The decline was particularly sharp in technology stocks, often referred to as the "Magnificent 7," a group of tech giants driving market performance. Every one of these companies, with the exception of Meta (formerly Facebook), experienced significant declines. Leading the sell-off was Tesla, which saw its stock price drop by a staggering 45%. Tesla, heavily reliant on global supply chains and exposed to Chinese manufacturing and sales, was particularly vulnerable to the trade tensions between the U.S. and China. This sharp correction reflected the broader fear that the escalating tariff war would stifle growth for major corporations with international operations.
The uncertainty in traditional markets also extended to the cryptocurrency sector, where speculative assets like Bitcoin (BTC) and Ethereum (ETH) suffered massive corrections. By March 2025, Bitcoin had plunged below the $80,000 level, while Ethereum was trading under $2,000—both a significant fall from their highs in previous years. The rapid decline in cryptocurrency prices was partially driven by the broader sell-off in risk assets, as investors moved away from volatile markets due to fears of prolonged economic slowdown fueled by the tariff wars.
The threat of tariffs on imports of technology-related goods, particularly from China, was especially concerning for the crypto industry. China plays a critical role in the global supply of electronics and semiconductors, both of which are vital for cryptocurrency mining operations. The fear of higher costs, along with the uncertainty in global trade policies, dampened investor sentiment in the digital asset space.
As the tariff war continued, the U.S. dollar began to weaken in response to expectations of slower economic growth in the U.S. due to the ongoing trade tensions. Analysts and economists had forecasted a deceleration in American economic growth for the rest of 2025, as tariffs raised costs for both consumers and businesses. This economic slowdown led to expectations of potential interest rate cuts by the Federal Reserve, which weighed on the U.S. dollar. A weaker dollar typically signals lower demand for U.S. goods in international markets, further complicating the trade deficit Trump sought to address.
In tandem, crude oil prices also saw a decline, reflecting broader concerns about global economic growth. The slowdown in the U.S. economy, combined with the trade war, stoked fears of reduced demand for oil. Despite attempts by OPEC to stabilize prices, oil dipped as investors priced in the potential for a sustained economic downturn. The energy sector, already facing headwinds from rising input costs due to tariffs, found itself in a challenging position as global demand forecasts were slashed.
The tariff war initiated by Donald Trump in his second term created a ripple effect of uncertainty and volatility across global markets. The erratic implementation of tariffs on China, along with the looming threats of tariffs on Mexico and Canada, left investors unsure about the future of international trade. The result was a massive sell-off in equities, with major indices entering correction territory, and significant downturns in both cryptocurrency markets and commodities like crude oil.

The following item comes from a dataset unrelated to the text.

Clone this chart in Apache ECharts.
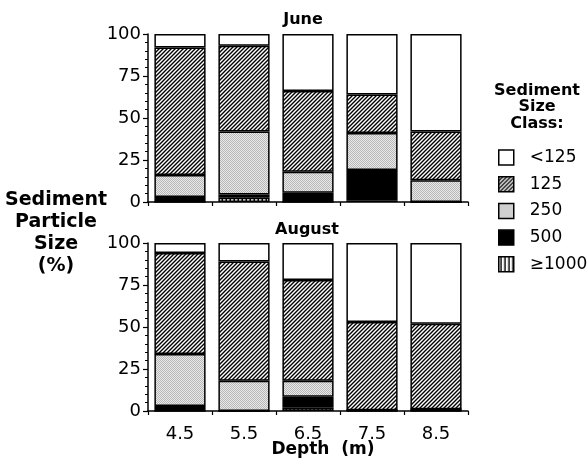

As the U.S. dollar weakened and economic growth forecasts declined, the uncertainty surrounding trade policies became a critical challenge for businesses and investors. This period of unpredictability demonstrated how sensitive global markets are to shifts in trade policies, and how prolonged uncertainty can erode confidence in even the strongest economies. The lingering question now is how long these effects will persist and whether the global market will find stability in the face of continued geopolitical tensions.